> [Short task]:
Exactly and only the lines from the first entry through the line with "const rankTicks = [1, 3, 5, 7, 9];" should be copied, both ends included, with no pictures.

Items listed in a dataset
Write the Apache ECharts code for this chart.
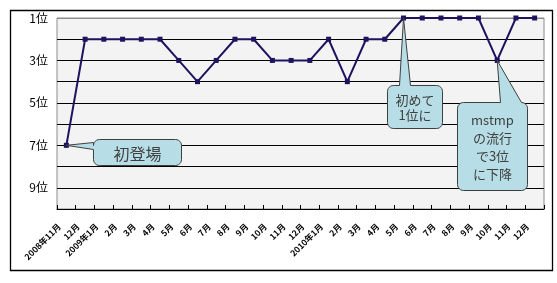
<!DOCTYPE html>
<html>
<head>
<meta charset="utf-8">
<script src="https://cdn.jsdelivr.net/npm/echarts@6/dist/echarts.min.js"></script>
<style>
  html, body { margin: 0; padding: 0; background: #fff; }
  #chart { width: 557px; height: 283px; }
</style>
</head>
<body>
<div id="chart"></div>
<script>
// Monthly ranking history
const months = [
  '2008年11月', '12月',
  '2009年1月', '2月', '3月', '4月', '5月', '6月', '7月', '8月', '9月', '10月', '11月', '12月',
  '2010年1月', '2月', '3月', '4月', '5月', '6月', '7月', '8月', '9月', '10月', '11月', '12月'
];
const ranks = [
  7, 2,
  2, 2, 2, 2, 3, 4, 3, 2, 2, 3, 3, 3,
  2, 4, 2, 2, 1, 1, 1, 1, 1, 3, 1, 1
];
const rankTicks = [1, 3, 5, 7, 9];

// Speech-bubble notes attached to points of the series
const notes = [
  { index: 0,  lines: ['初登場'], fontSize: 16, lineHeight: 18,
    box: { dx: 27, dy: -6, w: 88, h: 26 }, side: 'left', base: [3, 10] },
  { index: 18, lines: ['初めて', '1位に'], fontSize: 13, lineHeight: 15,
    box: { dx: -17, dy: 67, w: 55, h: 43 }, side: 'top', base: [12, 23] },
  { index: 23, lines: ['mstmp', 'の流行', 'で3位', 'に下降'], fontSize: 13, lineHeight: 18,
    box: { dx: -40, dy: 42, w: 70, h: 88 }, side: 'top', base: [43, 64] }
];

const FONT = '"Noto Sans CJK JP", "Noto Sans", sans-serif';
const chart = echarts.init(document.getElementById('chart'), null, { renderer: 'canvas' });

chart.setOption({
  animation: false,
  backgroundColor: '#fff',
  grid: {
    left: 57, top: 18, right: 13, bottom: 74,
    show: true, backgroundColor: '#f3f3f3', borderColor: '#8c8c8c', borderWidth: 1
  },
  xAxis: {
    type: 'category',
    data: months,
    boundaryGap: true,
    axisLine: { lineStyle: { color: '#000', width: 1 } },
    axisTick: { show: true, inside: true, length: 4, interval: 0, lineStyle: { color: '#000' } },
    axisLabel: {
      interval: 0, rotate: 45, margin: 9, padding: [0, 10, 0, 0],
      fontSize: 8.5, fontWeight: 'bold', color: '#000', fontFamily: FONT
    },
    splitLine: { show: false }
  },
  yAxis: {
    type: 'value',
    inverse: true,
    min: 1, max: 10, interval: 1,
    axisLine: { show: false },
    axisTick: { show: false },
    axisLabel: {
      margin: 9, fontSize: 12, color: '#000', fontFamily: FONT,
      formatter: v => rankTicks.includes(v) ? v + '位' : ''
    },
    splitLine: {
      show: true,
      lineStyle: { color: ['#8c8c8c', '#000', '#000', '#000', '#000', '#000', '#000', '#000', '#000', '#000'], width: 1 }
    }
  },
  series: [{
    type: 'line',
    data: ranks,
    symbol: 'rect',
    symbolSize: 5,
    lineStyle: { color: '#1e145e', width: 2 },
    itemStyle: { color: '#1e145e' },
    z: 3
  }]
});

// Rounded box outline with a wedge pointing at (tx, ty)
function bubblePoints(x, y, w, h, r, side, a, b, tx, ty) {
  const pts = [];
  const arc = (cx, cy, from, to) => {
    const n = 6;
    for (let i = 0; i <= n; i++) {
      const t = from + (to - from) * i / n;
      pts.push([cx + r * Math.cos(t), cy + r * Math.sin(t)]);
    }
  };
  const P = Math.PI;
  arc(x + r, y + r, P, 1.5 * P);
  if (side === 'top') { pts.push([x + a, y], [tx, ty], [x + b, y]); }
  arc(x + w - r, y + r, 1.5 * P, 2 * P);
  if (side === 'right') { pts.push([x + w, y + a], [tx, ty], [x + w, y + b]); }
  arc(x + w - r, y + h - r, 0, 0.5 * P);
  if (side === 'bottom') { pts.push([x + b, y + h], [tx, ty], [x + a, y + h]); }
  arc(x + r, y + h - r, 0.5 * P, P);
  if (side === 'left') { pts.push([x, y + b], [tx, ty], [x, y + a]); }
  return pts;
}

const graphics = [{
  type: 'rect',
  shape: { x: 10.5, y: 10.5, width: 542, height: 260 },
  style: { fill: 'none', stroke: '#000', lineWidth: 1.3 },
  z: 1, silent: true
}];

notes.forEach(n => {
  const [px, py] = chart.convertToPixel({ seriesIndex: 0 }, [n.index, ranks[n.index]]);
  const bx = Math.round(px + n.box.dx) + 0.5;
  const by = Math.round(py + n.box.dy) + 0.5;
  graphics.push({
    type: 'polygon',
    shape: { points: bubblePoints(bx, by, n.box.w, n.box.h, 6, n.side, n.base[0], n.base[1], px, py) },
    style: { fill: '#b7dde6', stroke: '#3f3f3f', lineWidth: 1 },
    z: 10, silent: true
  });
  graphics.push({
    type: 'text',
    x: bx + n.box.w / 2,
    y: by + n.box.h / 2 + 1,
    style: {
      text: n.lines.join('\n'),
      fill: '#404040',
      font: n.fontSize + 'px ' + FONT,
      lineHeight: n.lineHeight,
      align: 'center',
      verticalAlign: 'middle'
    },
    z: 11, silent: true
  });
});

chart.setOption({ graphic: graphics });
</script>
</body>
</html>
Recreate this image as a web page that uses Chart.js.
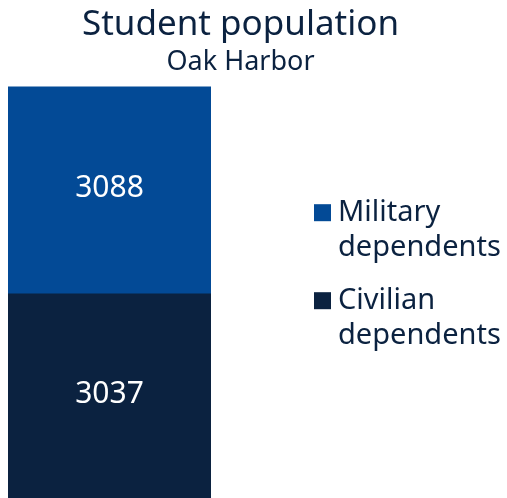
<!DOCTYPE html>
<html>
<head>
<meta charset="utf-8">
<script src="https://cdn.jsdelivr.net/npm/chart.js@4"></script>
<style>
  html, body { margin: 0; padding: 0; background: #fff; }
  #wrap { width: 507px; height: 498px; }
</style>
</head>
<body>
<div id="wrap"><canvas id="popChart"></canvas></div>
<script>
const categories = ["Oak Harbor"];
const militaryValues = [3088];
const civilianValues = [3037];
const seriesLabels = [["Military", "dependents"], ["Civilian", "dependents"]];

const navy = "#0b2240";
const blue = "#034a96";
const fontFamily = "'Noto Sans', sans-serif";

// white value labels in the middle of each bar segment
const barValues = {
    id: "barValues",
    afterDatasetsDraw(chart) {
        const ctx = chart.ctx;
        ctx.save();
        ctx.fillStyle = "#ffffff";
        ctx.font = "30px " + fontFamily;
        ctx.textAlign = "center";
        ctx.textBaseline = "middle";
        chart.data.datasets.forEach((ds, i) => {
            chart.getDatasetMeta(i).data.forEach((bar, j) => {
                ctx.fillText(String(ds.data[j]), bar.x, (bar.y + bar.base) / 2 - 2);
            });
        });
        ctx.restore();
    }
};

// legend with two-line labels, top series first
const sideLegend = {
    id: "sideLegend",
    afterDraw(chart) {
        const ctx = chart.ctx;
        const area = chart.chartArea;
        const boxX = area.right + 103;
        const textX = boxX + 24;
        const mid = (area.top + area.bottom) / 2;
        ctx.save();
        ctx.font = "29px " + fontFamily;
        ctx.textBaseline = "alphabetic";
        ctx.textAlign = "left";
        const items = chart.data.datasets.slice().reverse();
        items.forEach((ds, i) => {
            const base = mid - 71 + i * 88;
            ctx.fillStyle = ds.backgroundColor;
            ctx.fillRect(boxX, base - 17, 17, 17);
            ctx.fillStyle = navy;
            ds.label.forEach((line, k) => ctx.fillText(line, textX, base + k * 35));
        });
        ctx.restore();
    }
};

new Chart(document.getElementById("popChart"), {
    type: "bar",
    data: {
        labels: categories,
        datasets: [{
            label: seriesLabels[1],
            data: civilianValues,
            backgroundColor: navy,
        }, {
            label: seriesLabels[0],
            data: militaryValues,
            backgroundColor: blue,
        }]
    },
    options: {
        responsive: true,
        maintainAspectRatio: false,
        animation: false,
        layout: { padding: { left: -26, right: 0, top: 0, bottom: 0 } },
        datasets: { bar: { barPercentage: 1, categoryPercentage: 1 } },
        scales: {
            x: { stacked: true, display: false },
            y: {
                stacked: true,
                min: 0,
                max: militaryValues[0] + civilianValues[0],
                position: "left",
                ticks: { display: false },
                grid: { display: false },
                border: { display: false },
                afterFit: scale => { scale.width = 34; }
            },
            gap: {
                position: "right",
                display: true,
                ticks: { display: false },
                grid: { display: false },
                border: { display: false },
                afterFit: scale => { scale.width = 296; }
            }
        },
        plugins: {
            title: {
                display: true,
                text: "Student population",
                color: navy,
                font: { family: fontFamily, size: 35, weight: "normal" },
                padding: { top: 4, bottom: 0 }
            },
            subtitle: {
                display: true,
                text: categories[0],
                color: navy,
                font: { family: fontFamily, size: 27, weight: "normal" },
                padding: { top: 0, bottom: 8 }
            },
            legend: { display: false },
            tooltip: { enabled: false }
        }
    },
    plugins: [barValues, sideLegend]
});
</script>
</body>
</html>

> [Finished answer]:
Write the Apache ECharts code for this chart.
<!DOCTYPE html>
<html>
<head>
<meta charset="utf-8">
<script src="https://cdn.jsdelivr.net/npm/echarts@6/dist/echarts.min.js"></script>
<style>
  html, body { margin: 0; padding: 0; background: #fff; }
  #chart { width: 557px; height: 283px; }
</style>
</head>
<body>
<div id="chart"></div>
<script>
// Monthly ranking history
const months = [
  '2008年11月', '12月',
  '2009年1月', '2月', '3月', '4月', '5月', '6月', '7月', '8月', '9月', '10月', '11月', '12月',
  '2010年1月', '2月', '3月', '4月', '5月', '6月', '7月', '8月', '9月', '10月', '11月', '12月'
];
const ranks = [
  7, 2,
  2, 2, 2, 2, 3, 4, 3, 2, 2, 3, 3, 3,
  2, 4, 2, 2, 1, 1, 1, 1, 1, 3, 1, 1
];
const rankTicks = [1, 3, 5, 7, 9];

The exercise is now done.